Two-tone RF signal phase drift measurement system

Abstract

Modern electronic circuits designed for various applications, such as telecommunications, radar systems, and high-energy physics experiments, require increasing performance of RF signal phase (propagation delay) drift in the signal chain reaching millidegree (or femtosecond) stability levels at hundreds of MHz or GHz frequencies. Therefore, long-term phase change measurements are getting difficult and sensitive to effects rarely considered in earlier designs. Consequently, new and more precise techniques for phase drift measurements and compensation must be developed.This paper presents the concept of a novel RF signal phase drift measurement system based on a unique two-tone approach to accurately measure the phase drift, providing an improved alternative to traditional measurement methods.

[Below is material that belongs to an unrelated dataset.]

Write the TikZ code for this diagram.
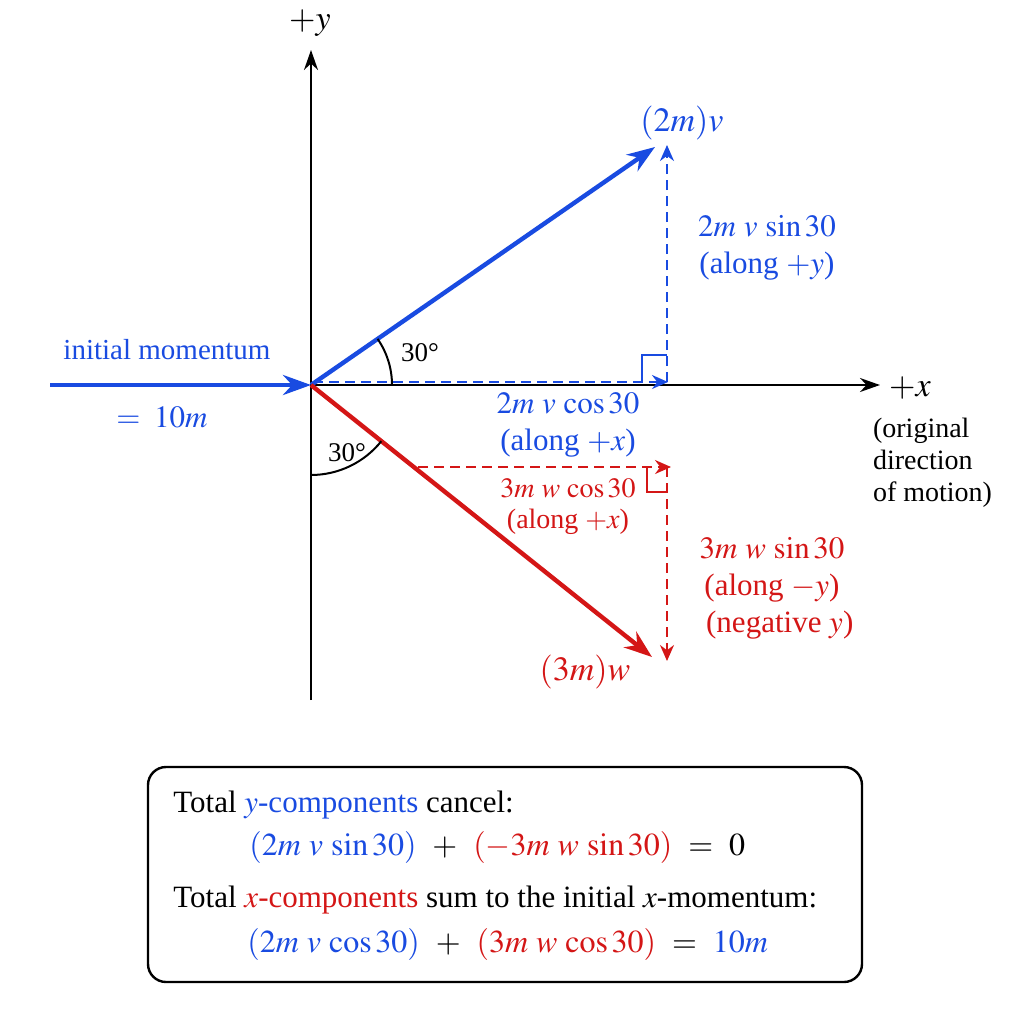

The idea can be used in systems with digital signal processing of measurement signals. An auxiliary (2nd tone) signal is introduced in the RF chain to allow for extracting phase changes introduced by the system components.The principles of the system are explained, including mathematical basics. Next, a detailed description of a sample system, illustrating how the concept can be practically implemented, is presented. The measured test system achieved a temperature coefficient of a signal propagation delay of just 0.67 fs/°C @ RF frequency of 162.5 MHz. The paper concludes by discussing the system’s performance and highlighting its strengths and limitations. Furthermore, the authors outlined plans for future research and potential improvements to the system.